If batts hold charge and are correct size/type for usage they service... I advise keeping them till they get too bad off. What type and number of batts do you have? Also, seems that the dead batt you mentioned was due to visitors you also mentioned who may have misused items. I recommend keeping a new condition, always charged isolated batt on board, for emergency needs such as simply engine starting.

Tacks - Don't ever trust em to be fully accurate rpm reading.

Good luck in getting wire connections resuscitated into stable elect-flow condition.

Happy Boat-Stuff Daze! - Art


I have two batteries that supply the house as well as engine/starting. There is a third battery in the engine room that is dedicated to (IIRC) the digital throttle control system. I have a booster battery pack that I usually take on board for emergency - just didn't have it that day, and I don't think the battery was the problem anyway.

I don't need my tach to be fully accurate, but this one just dies on me. After working fine initially, it slowly creeps down to zero. I was just thinking that maybe there's a poor connection somewhere.

Thanks for all your input everyone :thumb:
 
In those circumstances the old wire is left in place with its ends cut off. If at all possible, remove that old wire, or as much of it as you can. If not possible (and I am not convinced that it is ever impossible), then at least label both ends.

Haven't done it yet, but I always figured that if I had to replace a wire, I could try to use the old wire to pull the new wire through the inaccessible areas into position. I guess it would depend on how tight the bundle or bulkhead penetrations are and whether there are any other obstructions. I've actually done this with speaker wires before.
 
Some tachs operate off the alternator output, perhaps the problems are related.
 
"I guess it would depend on how tight the bundle or bulkhead penetrations are and whether there are any other obstructions."
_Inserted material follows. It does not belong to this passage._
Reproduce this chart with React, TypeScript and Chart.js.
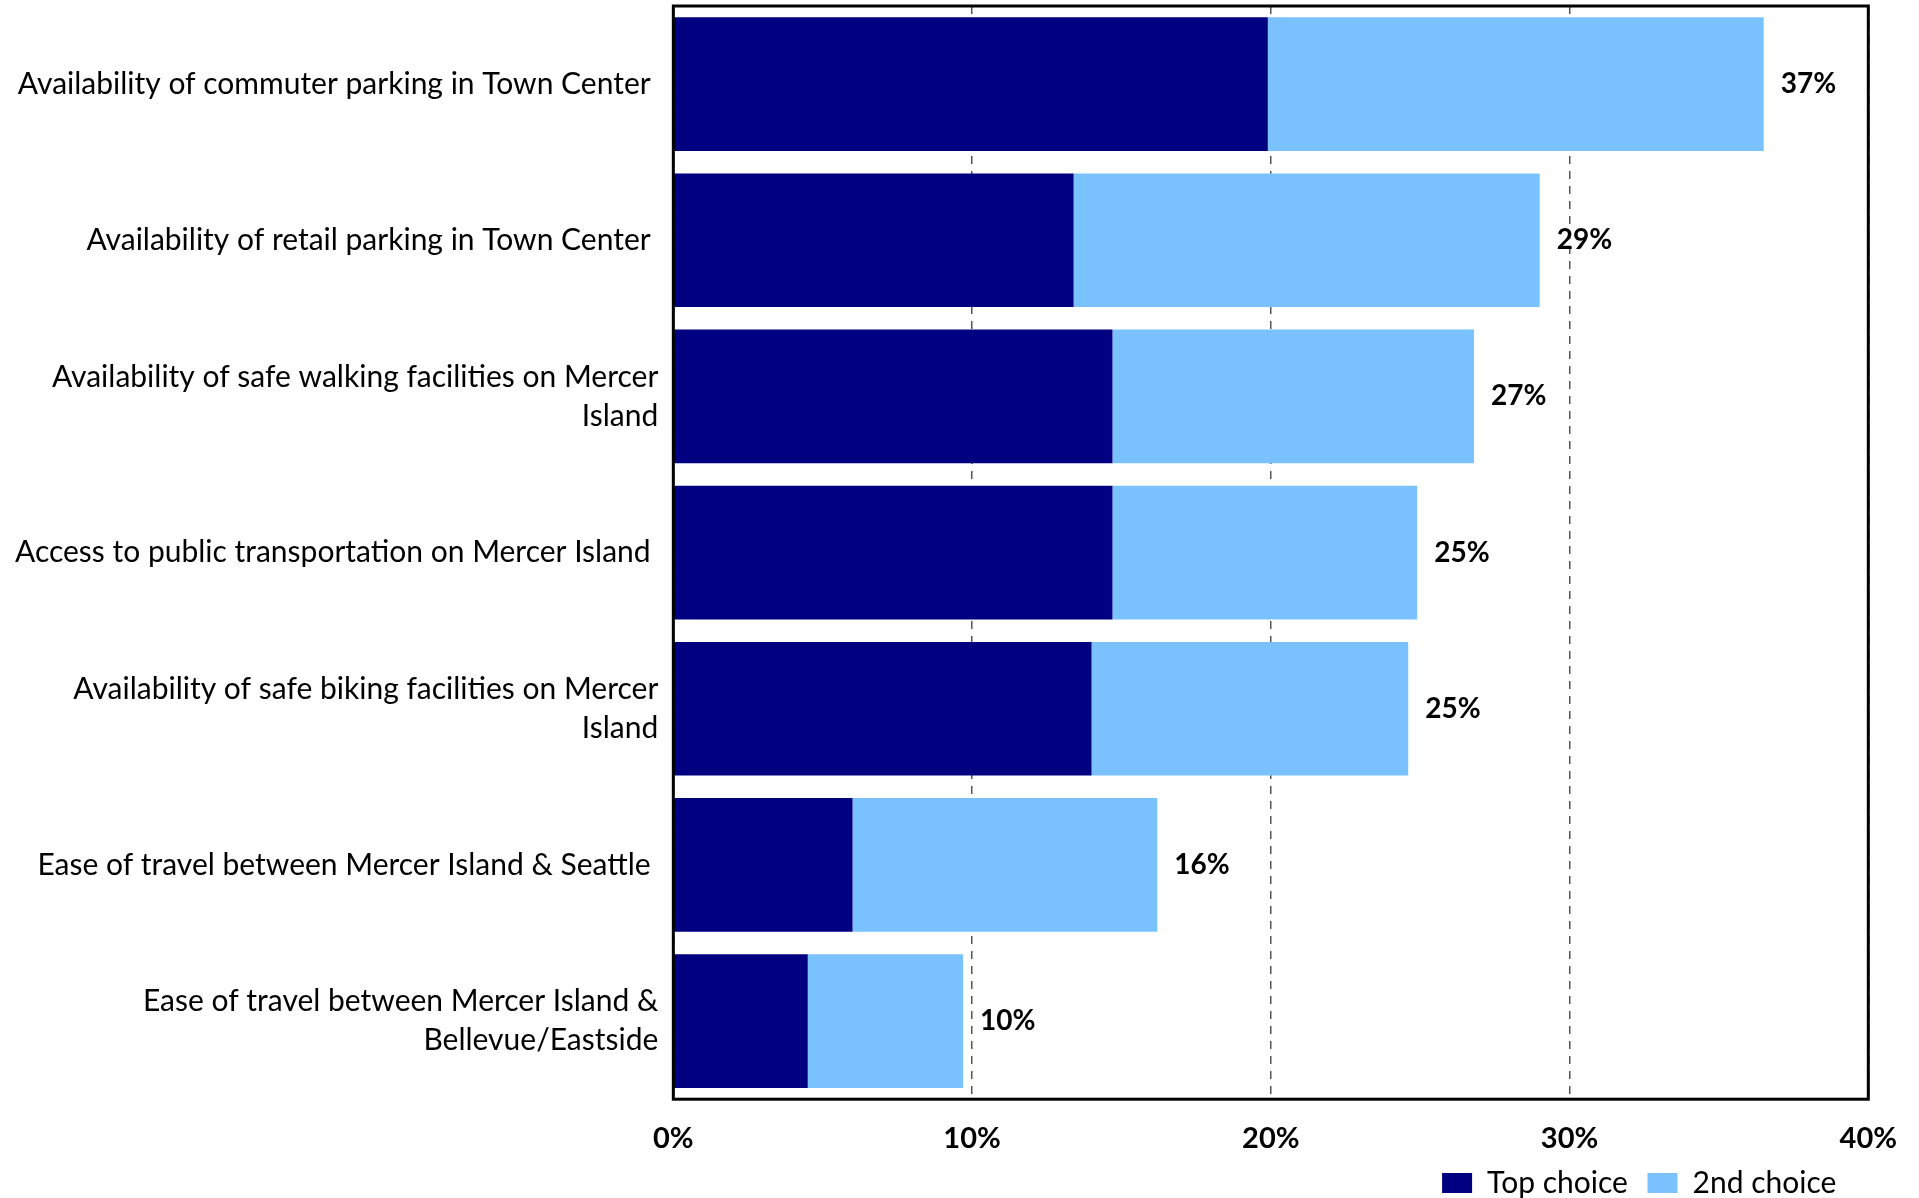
import React, { useEffect, useRef } from "react";
import { Chart, registerables } from "chart.js";

Chart.register(...registerables);

const categories: (string | string[])[] = [
  "Availability of commuter parking in Town Center ",
  "Availability of retail parking in Town Center ",
  ["Availability of safe walking facilities on Mercer", "Island"],
  "Access to public transportation on Mercer Island ",
  ["Availability of safe biking facilities on Mercer", "Island"],
  "Ease of travel between Mercer Island & Seattle ",
  ["Ease of travel between Mercer Island &", "Bellevue/Eastside"],
];

const topChoice = [19.9, 13.4, 14.7, 14.7, 14.0, 6.0, 4.5];
const secondChoice = [16.6, 15.6, 12.1, 10.2, 10.6, 10.2, 5.2];

const xTicks = [0, 10, 20, 30, 40];

const seriesNames = ["Top choice", "2nd choice"];
const seriesColors = ["#000080", "#7AC2FF"];

const FONT = "Lato";

const framePlugin = {
  id: "frame",
  afterLayout(chart: any) {
    const lg = chart.legend;
    if (lg) {
      lg.left -= 20;
      lg.right -= 20;
    }
  },
  afterDatasetsDraw(chart: any) {
    const { ctx, chartArea } = chart;
    ctx.save();
    ctx.strokeStyle = "#000000";
    ctx.lineWidth = 3;
    ctx.strokeRect(chartArea.left, chartArea.top, chartArea.right - chartArea.left, chartArea.bottom - chartArea.top);
    ctx.restore();
  },
};

const totalsPlugin = {
  id: "totals",
  afterDatasetsDraw(chart: any) {
    const { ctx } = chart;
    const meta = chart.getDatasetMeta(1);
    ctx.save();
    ctx.font = `bold 28px ${FONT}`;
    ctx.fillStyle = "#000000";
    ctx.textAlign = "left";
    ctx.textBaseline = "middle";
    meta.data.forEach((bar: any, i: number) => {
      const total = topChoice[i] + secondChoice[i];
      ctx.fillText(`${Math.round(total)}%`, bar.x + 17, bar.y);
    });
    ctx.restore();
  },
};

export default function App() {
  const canvasRef = useRef<HTMLCanvasElement>(null);

  useEffect(() => {
    if (!canvasRef.current) return;
    const chart = new Chart(canvasRef.current, {
      type: "bar",
      data: {
        labels: categories,
        datasets: [
          {
            label: seriesNames[0],
            data: topChoice,
            backgroundColor: seriesColors[0],
            categoryPercentage: 1,
            barPercentage: 0.856,
          },
          {
            label: seriesNames[1],
            data: secondChoice,
            backgroundColor: seriesColors[1],
            categoryPercentage: 1,
            barPercentage: 0.856,
          },
        ],
      },
      options: {
        indexAxis: "y",
        animation: false,
        responsive: true,
        maintainAspectRatio: false,
        layout: { padding: { top: 6, right: 9, left: 0, bottom: 0 } },
        scales: {
          x: {
            stacked: true,
            min: xTicks[0],
            max: xTicks[xTicks.length - 1],
            afterBuildTicks: (axis: any) => {
              axis.ticks = xTicks.map((v) => ({ value: v }));
            },
            afterFit: (axis: any) => {
              axis.height = 22 + 29 * 1.2;
            },
            border: { display: false, dash: [8, 7] },
            grid: {
              drawTicks: false,
              color: "#555555",
              lineWidth: 1.5,
            },
            ticks: {
              padding: 22,
              color: "#000000",
              font: { family: FONT, size: 29, weight: "bold" },
              callback: (v: any) => `${v}%`,
              maxRotation: 0,
            },
          },
          y: {
            stacked: true,
            border: { display: false },
            grid: { display: false, drawTicks: false },
            afterFit: (axis: any) => {
              axis.paddingTop = 0;
              axis.paddingBottom = 0;
            },
            ticks: {
              padding: 15,
              color: "#000000",
              font: { family: FONT, size: 30, lineHeight: 1.3 },
            },
          },
        },
        plugins: {
          legend: {
            position: "bottom",
            align: "end",
            fullSize: false,
            maxHeight: 42,
            labels: {
              boxWidth: 30,
              boxHeight: 20,
              padding: 12,
              color: "#000000",
              font: { family: FONT, size: 30 },
              generateLabels: (c: any) =>
                Chart.defaults.plugins.legend.labels.generateLabels(c).map((item: any, i: number) => ({
                  ...item,
                  text: i === 0 ? item.text + " " : item.text,
                  lineWidth: 0,
                })),
            },
          },
          tooltip: { enabled: false },
        },
      } as any,
      plugins: [framePlugin, totalsPlugin],
    });
    return () => chart.destroy();
  }, []);

  return (
    <div style={{ position: "fixed", left: 0, top: 0, width: 1919, height: 1198, background: "#ffffff" }}>
      <canvas ref={canvasRef} />
    </div>
  );
}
A single wire tie , and this dream fails.
 
The first thing you want to do is rewire your batteries into two banks that are normally not connected. One bank should be for engine starting and the other for "house" operation. The two batteries should be connected in two ways. First by a battery combiner which connects the two banks when there is a charging voltage present (i.e., when you are underway). The second connection is via a 1-2-both stitch so that you can use all batteries for engine starting in a low start battery situation. With the house and starting batteries normally separated, you won't draw the starting bank down while the engine is shut off.

I am surprised that boats are built with a single "multi-purpose" battery bank.

Even my 1936 vintage cruiser has two separate battery banks. I have a group 31 starting battery for my 40 hp Volvo-Penta diesel and 3 group 31 house batteries. The two banks are connected by an interconnect switch, which I have only used during testing of the system, and a battery combiner relay rated for more than my 110 amp alternator output.
 
Last edited:
3 group 31 house batteries.

Almost every GR 31 batt I have seen is a starting battery , where did you locate deep cycle batts in 31 size?
 
3 group 31 house batteries.

Almost every GR 31 batt I have seen is a starting battery , where did you locate deep cycle batts in 31 size?

I got my four house bank deep cycle 31's from Batteries Plus chain of stores. Good service and affordable too!

These 31's are manufactured by East Penn Batt Company. Seven years use and still going strong. They are termed as "maintenance free"... however, under the easily pealed back product sticker are well placed and gasket (O-ring) sealed individual screw-on cell openings. I check every six months and usually add a bit of distilled water once a year. IMO - the term "maintenance free" on wet-cell acid batts = pay no attention to fluid level and purchase new batts sooner! :whistling:
 
3 group 31 house batteries.

Almost every GR 31 batt I have seen is a starting battery , where did you locate deep cycle batts in 31 size?

Deka (East Penn), Trojan and Rolls make deep cycle group 31 batteries.